* BEGIN *

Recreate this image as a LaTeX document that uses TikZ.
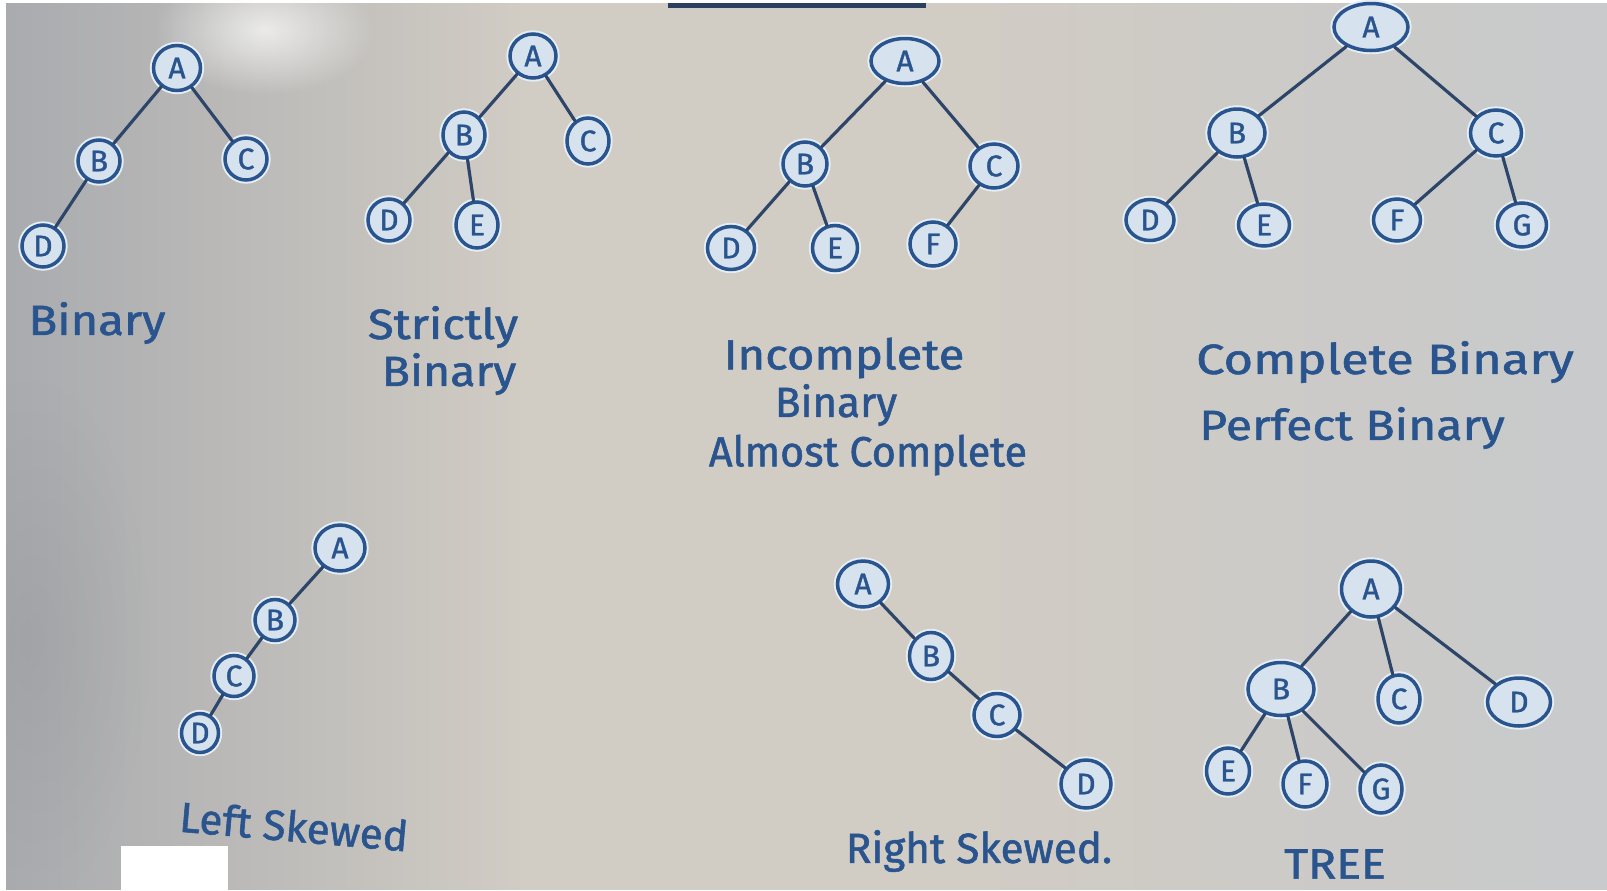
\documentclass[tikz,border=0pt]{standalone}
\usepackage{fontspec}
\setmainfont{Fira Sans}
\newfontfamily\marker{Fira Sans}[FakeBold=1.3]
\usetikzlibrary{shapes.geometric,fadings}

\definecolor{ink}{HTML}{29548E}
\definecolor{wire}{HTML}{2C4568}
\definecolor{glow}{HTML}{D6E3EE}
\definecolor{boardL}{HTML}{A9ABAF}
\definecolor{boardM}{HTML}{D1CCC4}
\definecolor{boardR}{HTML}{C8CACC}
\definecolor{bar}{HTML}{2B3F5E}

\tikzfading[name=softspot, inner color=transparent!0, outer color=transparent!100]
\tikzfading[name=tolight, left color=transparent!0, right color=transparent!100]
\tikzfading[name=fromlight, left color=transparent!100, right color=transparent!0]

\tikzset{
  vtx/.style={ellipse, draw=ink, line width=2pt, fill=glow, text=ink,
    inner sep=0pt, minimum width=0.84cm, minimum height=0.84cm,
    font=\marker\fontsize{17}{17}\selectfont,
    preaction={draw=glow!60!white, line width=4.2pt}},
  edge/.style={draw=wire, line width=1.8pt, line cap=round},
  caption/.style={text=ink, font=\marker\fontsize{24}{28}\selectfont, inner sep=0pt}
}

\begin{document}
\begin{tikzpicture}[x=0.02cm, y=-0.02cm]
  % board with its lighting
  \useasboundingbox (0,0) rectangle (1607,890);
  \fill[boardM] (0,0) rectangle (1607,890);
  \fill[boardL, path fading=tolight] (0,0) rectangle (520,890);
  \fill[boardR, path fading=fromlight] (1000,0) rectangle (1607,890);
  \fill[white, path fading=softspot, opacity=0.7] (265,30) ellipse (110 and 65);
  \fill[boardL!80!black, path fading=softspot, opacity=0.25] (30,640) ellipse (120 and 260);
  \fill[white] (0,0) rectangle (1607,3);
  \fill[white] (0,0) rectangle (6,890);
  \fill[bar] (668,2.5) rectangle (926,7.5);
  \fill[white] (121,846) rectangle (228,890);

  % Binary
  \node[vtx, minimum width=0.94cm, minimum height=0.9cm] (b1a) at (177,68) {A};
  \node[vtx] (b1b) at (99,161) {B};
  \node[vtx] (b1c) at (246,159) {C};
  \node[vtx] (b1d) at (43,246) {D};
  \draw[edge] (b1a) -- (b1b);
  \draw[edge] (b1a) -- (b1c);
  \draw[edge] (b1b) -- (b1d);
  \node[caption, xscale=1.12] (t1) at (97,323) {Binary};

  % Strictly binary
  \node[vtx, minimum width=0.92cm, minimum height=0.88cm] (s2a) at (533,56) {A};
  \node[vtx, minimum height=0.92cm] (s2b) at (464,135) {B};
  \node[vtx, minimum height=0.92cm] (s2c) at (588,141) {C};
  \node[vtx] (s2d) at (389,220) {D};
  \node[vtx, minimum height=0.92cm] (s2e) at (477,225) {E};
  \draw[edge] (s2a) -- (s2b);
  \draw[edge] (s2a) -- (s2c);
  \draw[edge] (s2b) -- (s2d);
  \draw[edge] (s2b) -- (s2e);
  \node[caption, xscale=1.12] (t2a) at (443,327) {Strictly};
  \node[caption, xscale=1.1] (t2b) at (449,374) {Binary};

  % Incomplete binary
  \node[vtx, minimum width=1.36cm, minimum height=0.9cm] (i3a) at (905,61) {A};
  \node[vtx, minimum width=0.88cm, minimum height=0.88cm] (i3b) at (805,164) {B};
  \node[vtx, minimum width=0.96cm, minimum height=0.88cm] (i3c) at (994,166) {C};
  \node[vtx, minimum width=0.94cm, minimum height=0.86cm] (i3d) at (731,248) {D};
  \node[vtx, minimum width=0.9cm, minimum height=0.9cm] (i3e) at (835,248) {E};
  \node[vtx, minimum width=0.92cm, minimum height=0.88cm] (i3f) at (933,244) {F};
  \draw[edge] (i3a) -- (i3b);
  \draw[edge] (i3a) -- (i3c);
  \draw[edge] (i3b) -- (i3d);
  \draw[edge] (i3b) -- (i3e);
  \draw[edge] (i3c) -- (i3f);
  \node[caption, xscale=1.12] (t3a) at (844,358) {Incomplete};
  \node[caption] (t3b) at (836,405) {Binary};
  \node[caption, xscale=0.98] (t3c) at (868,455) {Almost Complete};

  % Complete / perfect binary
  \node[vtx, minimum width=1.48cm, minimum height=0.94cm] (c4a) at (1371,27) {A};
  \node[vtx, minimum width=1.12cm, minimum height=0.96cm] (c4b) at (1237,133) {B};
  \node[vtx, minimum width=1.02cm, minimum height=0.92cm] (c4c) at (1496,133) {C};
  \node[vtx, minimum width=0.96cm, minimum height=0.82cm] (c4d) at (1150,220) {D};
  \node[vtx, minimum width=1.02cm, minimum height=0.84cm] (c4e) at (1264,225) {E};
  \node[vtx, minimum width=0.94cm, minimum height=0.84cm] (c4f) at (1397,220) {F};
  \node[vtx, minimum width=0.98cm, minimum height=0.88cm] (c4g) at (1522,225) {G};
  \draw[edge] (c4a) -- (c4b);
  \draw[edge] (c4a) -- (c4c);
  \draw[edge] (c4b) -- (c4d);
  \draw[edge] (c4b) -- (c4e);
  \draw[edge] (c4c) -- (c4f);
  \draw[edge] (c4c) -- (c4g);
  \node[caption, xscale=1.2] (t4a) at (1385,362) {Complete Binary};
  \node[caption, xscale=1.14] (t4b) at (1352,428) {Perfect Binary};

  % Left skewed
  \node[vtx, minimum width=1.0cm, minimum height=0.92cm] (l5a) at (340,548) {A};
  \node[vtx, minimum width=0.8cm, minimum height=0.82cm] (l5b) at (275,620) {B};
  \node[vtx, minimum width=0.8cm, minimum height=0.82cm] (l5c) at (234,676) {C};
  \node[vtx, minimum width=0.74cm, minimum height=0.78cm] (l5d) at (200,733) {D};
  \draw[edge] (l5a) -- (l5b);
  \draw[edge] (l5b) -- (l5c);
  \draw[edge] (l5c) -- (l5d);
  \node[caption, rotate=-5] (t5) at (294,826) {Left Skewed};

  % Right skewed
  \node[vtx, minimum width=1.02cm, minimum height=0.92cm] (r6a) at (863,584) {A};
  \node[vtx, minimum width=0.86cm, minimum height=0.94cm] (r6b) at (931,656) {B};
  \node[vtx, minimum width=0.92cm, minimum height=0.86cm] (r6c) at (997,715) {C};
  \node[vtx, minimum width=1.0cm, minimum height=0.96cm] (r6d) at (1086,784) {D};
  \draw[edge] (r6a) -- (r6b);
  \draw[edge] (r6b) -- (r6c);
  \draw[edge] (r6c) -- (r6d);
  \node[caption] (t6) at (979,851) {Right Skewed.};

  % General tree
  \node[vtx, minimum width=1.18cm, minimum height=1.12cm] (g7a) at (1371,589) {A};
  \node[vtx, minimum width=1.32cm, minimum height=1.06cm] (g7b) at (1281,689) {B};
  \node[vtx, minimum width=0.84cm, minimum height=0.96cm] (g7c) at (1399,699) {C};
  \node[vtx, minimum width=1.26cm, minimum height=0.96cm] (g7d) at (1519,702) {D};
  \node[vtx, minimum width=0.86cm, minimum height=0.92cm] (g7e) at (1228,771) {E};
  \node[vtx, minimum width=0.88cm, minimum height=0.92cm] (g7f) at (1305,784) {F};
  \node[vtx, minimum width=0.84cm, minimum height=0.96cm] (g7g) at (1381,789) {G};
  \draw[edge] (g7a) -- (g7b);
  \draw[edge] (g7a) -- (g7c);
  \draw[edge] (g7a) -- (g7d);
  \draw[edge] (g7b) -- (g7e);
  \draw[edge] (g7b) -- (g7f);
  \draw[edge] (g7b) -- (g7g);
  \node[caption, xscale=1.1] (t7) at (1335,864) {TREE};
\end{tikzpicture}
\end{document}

* END *

> _PROBLEM DESCRIPTION_: Repeat the listing above from its first line through the line that contains "(121,846) rectangle (228,890);", both included, and nothing more. Drop the pictures.

> _TASK RESPONSE_:
Recreate this image as a LaTeX document that uses TikZ.
\documentclass[tikz,border=0pt]{standalone}
\usepackage{fontspec}
\setmainfont{Fira Sans}
\newfontfamily\marker{Fira Sans}[FakeBold=1.3]
\usetikzlibrary{shapes.geometric,fadings}

\definecolor{ink}{HTML}{29548E}
\definecolor{wire}{HTML}{2C4568}
\definecolor{glow}{HTML}{D6E3EE}
\definecolor{boardL}{HTML}{A9ABAF}
\definecolor{boardM}{HTML}{D1CCC4}
\definecolor{boardR}{HTML}{C8CACC}
\definecolor{bar}{HTML}{2B3F5E}

\tikzfading[name=softspot, inner color=transparent!0, outer color=transparent!100]
\tikzfading[name=tolight, left color=transparent!0, right color=transparent!100]
\tikzfading[name=fromlight, left color=transparent!100, right color=transparent!0]

\tikzset{
  vtx/.style={ellipse, draw=ink, line width=2pt, fill=glow, text=ink,
    inner sep=0pt, minimum width=0.84cm, minimum height=0.84cm,
    font=\marker\fontsize{17}{17}\selectfont,
    preaction={draw=glow!60!white, line width=4.2pt}},
  edge/.style={draw=wire, line width=1.8pt, line cap=round},
  caption/.style={text=ink, font=\marker\fontsize{24}{28}\selectfont, inner sep=0pt}
}

\begin{document}
\begin{tikzpicture}[x=0.02cm, y=-0.02cm]
  % board with its lighting
  \useasboundingbox (0,0) rectangle (1607,890);
  \fill[boardM] (0,0) rectangle (1607,890);
  \fill[boardL, path fading=tolight] (0,0) rectangle (520,890);
  \fill[boardR, path fading=fromlight] (1000,0) rectangle (1607,890);
  \fill[white, path fading=softspot, opacity=0.7] (265,30) ellipse (110 and 65);
  \fill[boardL!80!black, path fading=softspot, opacity=0.25] (30,640) ellipse (120 and 260);
  \fill[white] (0,0) rectangle (1607,3);
  \fill[white] (0,0) rectangle (6,890);
  \fill[bar] (668,2.5) rectangle (926,7.5);
  \fill[white] (121,846) rectangle (228,890);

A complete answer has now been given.